From the entries below, extract every line that includes the word "this".

## START RECORDS FOR PROCESSING

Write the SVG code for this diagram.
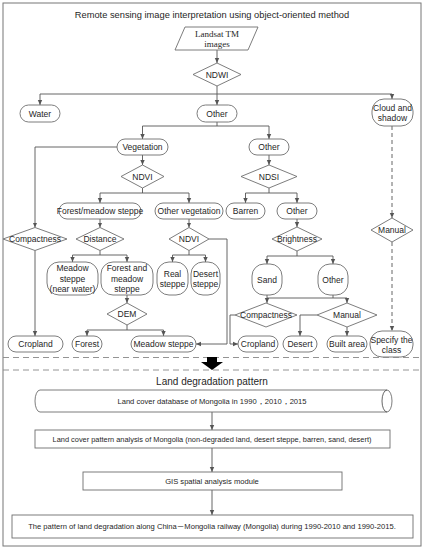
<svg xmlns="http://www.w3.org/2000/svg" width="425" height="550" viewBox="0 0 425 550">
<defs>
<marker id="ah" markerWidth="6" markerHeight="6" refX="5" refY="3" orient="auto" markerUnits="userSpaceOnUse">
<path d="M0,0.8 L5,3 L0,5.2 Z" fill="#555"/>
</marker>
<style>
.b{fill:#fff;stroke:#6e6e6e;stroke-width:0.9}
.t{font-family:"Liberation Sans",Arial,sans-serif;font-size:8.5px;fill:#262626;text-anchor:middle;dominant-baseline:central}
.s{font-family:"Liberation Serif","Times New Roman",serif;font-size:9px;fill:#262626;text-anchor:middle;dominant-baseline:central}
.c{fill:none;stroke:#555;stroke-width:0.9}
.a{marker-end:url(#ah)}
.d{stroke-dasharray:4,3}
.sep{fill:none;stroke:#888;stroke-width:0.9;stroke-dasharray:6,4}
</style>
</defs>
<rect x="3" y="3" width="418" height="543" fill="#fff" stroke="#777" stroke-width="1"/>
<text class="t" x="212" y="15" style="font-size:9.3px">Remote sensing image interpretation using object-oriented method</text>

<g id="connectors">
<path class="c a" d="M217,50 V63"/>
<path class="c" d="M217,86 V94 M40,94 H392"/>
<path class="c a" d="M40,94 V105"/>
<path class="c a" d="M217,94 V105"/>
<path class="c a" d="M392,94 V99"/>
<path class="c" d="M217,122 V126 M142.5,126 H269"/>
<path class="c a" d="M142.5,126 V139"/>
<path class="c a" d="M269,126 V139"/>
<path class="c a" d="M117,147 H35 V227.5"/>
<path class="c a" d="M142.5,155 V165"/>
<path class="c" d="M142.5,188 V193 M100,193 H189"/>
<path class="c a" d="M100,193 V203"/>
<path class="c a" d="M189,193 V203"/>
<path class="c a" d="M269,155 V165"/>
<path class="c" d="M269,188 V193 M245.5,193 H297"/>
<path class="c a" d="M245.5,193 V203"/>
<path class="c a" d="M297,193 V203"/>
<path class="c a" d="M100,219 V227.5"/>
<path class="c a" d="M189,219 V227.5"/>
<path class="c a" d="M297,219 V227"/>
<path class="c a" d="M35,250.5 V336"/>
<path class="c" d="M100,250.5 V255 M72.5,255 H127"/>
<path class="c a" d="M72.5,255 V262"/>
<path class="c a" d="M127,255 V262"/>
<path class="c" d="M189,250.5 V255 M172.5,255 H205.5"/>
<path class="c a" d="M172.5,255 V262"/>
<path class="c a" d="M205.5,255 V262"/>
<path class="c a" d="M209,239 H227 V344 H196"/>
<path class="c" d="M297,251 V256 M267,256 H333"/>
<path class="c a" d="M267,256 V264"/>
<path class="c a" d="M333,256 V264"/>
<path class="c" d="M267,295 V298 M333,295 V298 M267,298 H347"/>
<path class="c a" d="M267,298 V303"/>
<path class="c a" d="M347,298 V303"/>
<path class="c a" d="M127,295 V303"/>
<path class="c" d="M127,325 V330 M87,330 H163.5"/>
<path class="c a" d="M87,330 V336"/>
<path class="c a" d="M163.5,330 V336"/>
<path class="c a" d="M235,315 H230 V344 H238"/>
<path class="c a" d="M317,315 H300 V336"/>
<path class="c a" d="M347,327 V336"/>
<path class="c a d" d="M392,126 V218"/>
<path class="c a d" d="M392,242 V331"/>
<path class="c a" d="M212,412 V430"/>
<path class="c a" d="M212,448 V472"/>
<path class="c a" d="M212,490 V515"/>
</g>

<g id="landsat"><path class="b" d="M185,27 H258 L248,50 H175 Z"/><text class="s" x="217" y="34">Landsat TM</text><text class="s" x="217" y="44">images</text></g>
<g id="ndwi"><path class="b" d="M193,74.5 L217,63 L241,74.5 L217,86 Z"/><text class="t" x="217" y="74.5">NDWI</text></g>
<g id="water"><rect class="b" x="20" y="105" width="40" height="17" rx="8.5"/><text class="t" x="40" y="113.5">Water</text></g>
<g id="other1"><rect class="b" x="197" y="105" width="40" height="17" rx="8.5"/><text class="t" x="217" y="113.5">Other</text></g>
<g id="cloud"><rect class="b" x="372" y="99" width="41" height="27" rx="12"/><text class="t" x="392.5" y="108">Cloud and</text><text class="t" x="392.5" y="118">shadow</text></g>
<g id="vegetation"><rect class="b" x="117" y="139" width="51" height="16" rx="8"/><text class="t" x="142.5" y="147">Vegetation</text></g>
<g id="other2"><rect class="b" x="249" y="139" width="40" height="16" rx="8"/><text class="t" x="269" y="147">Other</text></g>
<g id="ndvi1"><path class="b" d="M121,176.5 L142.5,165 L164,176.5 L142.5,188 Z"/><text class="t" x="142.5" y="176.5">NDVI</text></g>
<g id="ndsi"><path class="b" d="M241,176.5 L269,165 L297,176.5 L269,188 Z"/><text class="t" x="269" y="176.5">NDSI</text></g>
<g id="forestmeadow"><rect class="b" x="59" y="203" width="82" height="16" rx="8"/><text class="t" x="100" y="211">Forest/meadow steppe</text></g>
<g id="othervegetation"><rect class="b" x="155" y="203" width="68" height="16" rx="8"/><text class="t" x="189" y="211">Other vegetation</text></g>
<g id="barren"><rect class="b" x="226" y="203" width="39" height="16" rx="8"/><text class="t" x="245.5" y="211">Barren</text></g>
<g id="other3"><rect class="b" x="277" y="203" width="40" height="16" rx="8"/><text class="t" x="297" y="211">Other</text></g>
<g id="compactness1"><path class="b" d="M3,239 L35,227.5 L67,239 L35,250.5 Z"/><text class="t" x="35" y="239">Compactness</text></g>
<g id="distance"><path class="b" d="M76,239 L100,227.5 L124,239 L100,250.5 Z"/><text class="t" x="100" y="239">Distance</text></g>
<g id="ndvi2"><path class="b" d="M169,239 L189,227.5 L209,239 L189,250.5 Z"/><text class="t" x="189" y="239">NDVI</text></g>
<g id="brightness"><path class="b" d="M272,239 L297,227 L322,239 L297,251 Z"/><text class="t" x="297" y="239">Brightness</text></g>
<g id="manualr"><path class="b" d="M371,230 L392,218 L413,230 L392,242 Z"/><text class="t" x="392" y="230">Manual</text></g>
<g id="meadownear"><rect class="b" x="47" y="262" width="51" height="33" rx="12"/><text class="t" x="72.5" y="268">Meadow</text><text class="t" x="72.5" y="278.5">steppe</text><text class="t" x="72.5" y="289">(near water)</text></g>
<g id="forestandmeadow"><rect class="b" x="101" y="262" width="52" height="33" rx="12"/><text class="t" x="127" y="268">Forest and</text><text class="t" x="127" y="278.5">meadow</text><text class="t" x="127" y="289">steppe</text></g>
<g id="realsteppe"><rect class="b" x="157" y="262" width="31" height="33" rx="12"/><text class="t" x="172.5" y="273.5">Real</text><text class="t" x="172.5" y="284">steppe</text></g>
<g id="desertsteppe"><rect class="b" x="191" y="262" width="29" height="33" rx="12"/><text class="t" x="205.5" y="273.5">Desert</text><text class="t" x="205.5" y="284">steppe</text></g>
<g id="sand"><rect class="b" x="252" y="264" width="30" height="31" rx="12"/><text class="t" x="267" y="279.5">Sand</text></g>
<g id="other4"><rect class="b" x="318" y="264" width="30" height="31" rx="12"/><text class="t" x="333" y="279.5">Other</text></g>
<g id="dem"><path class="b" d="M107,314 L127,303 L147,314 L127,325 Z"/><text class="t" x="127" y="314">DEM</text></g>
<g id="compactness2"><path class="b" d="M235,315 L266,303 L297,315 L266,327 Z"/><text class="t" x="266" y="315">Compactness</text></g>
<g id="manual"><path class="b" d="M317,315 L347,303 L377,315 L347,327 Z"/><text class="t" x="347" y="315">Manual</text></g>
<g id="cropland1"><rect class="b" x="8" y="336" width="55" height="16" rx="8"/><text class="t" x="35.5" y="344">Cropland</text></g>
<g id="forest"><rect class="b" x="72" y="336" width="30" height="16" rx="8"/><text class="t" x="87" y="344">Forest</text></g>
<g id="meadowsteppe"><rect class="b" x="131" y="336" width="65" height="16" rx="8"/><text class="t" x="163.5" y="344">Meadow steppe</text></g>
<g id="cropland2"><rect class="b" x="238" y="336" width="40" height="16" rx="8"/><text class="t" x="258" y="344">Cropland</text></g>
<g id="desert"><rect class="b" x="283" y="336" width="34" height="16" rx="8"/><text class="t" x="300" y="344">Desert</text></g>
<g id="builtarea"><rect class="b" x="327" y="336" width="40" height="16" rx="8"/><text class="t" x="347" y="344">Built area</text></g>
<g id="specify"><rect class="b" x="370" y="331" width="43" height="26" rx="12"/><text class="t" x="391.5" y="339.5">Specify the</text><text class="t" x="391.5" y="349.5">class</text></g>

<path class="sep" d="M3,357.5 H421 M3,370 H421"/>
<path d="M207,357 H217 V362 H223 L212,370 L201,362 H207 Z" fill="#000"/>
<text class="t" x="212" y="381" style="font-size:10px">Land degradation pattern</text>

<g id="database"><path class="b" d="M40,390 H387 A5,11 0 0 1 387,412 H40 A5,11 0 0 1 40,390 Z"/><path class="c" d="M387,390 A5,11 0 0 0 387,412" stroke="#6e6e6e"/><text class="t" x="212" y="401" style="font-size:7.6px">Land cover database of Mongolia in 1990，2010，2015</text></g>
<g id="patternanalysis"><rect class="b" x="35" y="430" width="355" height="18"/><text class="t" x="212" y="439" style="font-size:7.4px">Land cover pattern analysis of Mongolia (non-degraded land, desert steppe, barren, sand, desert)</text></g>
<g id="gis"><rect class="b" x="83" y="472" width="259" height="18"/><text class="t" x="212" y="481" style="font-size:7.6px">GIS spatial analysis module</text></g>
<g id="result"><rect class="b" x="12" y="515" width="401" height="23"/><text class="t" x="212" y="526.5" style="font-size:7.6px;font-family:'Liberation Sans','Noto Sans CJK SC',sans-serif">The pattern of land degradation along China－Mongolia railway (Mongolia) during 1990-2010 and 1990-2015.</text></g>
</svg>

## END RECORDS FOR PROCESSING
## START RECORDS FOR PROCESSING

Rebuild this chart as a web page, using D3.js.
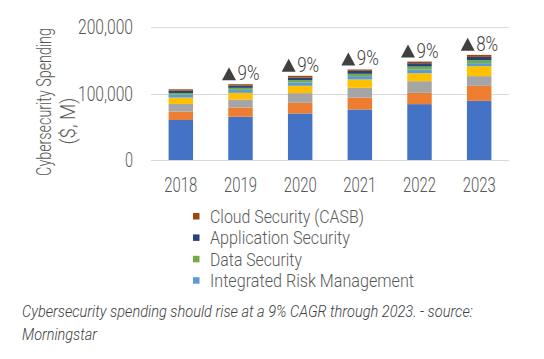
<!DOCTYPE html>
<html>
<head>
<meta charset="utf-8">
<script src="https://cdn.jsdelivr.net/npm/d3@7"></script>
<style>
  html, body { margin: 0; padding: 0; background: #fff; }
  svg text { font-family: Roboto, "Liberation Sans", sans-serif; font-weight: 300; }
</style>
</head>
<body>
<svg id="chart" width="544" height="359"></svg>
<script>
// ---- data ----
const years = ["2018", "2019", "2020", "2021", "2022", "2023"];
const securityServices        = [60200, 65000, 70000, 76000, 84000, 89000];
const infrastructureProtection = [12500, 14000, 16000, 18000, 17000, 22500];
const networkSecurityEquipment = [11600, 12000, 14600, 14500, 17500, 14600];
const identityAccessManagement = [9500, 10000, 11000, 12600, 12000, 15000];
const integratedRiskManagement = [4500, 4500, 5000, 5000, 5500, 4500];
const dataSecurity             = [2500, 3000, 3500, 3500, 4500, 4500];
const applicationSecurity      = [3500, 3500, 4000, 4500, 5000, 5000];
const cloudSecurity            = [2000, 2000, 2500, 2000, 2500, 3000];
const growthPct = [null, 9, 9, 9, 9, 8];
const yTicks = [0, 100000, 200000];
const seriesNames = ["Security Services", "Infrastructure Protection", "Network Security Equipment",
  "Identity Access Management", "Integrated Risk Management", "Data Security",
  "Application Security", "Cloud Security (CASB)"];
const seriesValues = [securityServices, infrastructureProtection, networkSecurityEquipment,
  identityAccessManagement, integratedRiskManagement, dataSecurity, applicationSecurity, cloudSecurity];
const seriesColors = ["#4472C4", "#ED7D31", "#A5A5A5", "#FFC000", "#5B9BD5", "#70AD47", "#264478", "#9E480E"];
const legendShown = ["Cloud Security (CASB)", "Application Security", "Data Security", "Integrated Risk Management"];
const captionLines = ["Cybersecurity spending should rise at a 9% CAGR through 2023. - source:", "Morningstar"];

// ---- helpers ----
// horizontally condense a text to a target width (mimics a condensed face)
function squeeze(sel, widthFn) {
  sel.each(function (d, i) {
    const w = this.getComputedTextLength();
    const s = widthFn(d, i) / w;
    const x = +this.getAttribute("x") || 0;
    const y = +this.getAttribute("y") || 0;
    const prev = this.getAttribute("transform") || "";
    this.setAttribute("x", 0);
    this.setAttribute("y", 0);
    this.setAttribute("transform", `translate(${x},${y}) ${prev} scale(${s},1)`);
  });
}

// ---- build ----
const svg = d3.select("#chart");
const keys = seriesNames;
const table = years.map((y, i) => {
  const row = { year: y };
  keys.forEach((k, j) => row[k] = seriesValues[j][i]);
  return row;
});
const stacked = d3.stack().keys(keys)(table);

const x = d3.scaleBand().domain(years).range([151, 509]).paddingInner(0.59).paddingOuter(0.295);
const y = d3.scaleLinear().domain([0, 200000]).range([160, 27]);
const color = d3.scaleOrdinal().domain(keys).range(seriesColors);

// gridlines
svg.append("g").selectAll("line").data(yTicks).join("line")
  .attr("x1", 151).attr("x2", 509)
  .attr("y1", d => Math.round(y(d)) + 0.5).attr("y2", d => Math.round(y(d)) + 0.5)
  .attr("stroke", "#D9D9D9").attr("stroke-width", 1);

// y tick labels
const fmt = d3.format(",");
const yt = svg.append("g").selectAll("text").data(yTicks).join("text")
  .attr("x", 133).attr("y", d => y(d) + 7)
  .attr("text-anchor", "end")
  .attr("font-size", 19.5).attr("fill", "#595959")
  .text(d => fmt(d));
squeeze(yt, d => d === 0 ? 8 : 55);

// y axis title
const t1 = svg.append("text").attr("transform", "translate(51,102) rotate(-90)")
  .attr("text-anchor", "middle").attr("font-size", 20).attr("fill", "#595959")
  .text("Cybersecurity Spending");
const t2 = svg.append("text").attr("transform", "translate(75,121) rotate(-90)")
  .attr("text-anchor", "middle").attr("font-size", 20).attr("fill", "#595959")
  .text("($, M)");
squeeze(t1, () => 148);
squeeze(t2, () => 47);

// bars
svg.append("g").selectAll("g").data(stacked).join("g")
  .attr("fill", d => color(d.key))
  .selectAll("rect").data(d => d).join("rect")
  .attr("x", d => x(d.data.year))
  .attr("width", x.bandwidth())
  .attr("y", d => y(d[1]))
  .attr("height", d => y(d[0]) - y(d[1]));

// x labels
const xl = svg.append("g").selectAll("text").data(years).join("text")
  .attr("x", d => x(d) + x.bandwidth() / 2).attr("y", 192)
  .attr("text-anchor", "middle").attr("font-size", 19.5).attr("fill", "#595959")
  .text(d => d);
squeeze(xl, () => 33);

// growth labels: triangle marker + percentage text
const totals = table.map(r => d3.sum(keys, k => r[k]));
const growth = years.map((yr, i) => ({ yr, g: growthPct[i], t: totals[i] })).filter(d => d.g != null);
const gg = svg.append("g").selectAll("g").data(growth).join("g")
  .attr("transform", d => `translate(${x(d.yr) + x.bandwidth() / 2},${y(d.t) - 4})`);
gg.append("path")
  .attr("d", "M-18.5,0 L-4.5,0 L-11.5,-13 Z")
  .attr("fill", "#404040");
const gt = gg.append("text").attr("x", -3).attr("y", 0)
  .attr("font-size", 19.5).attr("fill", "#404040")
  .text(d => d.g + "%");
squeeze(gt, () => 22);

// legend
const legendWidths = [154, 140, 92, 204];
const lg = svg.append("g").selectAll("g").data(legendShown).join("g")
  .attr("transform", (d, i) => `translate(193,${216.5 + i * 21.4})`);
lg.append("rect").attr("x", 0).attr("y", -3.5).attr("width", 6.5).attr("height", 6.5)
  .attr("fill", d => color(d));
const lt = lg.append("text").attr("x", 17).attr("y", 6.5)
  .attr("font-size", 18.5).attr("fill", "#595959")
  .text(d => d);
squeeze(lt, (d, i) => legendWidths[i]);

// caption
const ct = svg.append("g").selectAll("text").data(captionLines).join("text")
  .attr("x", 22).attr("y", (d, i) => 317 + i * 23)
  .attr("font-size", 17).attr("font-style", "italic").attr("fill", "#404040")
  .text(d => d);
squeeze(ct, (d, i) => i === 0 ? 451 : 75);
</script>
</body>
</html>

## END RECORDS FOR PROCESSING
## START RECORDS FOR PROCESSING

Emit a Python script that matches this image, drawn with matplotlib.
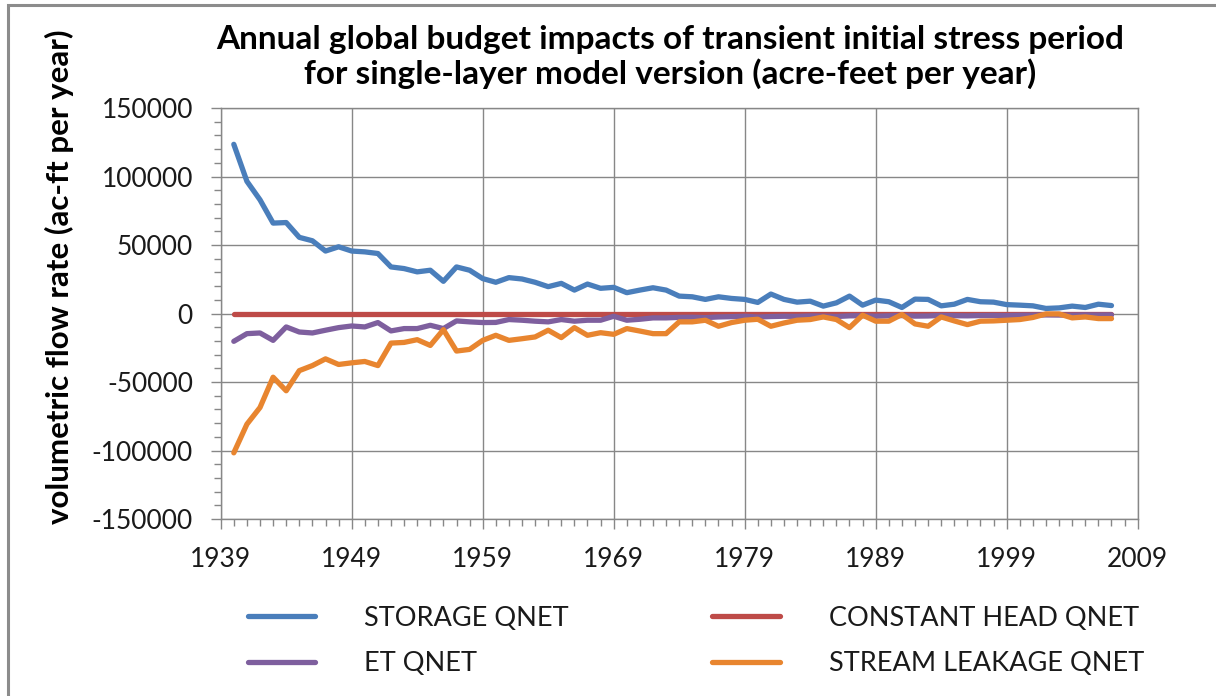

## END RECORDS FOR PROCESSING

EXERCISE OUTPUT:
Write the SVG code for this diagram.
Rebuild this chart as a web page, using D3.js.
    const w = this.getComputedTextLength();
    const x = +this.getAttribute("x") || 0;
    const y = +this.getAttribute("y") || 0;
    const prev = this.getAttribute("transform") || "";
    this.setAttribute("x", 0);
    this.setAttribute("y", 0);
    this.setAttribute("transform", `translate(${x},${y}) ${prev} scale(${s},1)`);
Emit a Python script that matches this image, drawn with matplotlib.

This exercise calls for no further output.